Which lines hold the string "matplotlib"? Copy every one of them.

▸ Dataset records:
-.-.-

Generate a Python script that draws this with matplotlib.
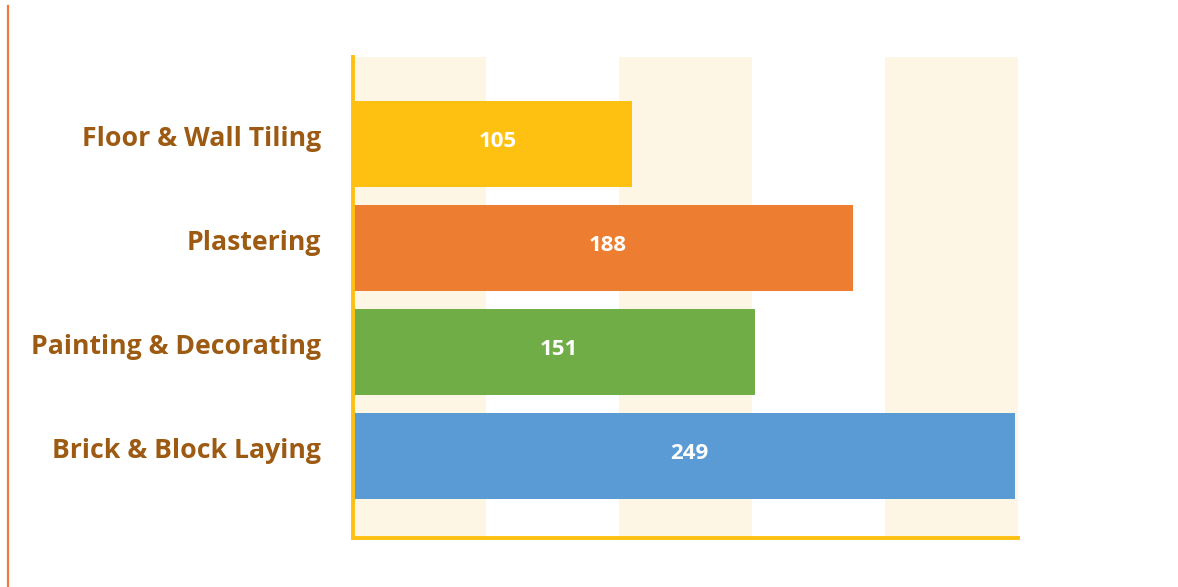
import matplotlib
matplotlib.use("Agg")
import matplotlib.pyplot as plt
from matplotlib.lines import Line2D
from matplotlib.transforms import ScaledTranslation

categories = ["Floor & Wall Tiling", "Plastering", "Painting & Decorating", "Brick & Block Laying"]
values = [105, 188, 151, 249]
bar_colors = ["#FEC112", "#ED7D31", "#70AD47", "#5B9BD5"]
band_starts = [0, 100, 200]
band_width = 50

plt.rcParams['font.family'] = ['Open Sans', 'DejaVu Sans']

fig = plt.figure(figsize=(11.78, 5.87), dpi=100)
ax = fig.add_axes([353/1178, 49/587, 665/1178, 481/587])

for s in band_starts:
    ax.axvspan(s, s + band_width, color="#FDF6E5", zorder=0, lw=0)

ypos = list(range(len(categories)))
bars = ax.barh(ypos, values, height=0.83, color=bar_colors, zorder=2)
for y, v in zip(ypos, values):
    ax.annotate(str(v), (v / 2, y), xytext=(3.5, 2), textcoords="offset points",
                ha="center", va="center", color="white",
                fontsize=16, fontweight="bold", zorder=3)

ax.set_xlim(0, 250)
ax.set_ylim(3.79, -0.84)
ax.set_yticks(ypos)
ax.set_yticklabels(categories, fontsize=19.2, fontweight="bold", color="#9C5A12")
ax.tick_params(axis="y", length=0, pad=23)
ax.set_xticks([])
shift = ScaledTranslation(0, 0.08, fig.dpi_scale_trans)
for lab in ax.get_yticklabels():
    lab.set_transform(lab.get_transform() + shift)

for side in ["top", "right"]:
    ax.spines[side].set_visible(False)
for side in ["left", "bottom"]:
    ax.spines[side].set_color("#FFC012")
    ax.spines[side].set_linewidth(2.8)

fig.add_artist(Line2D([8/1178, 8/1178], [0, 1 - 6/587], transform=fig.transFigure,
                      color="#F07A3E", lw=1.6))

fig.savefig("out.png", dpi=100, facecolor="white")
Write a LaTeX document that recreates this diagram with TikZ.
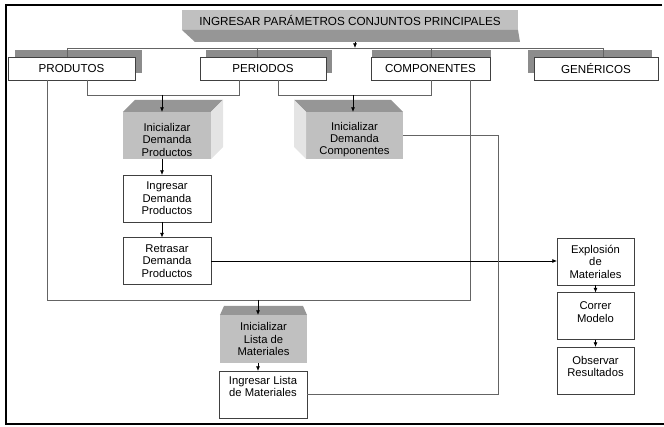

-.-.-

▸ Solution for this exercise:
Generate a Python script that draws this with matplotlib.
import matplotlib
matplotlib.use("Agg")
import matplotlib.pyplot as plt
from matplotlib.lines import Line2D
from matplotlib.transforms import ScaledTranslation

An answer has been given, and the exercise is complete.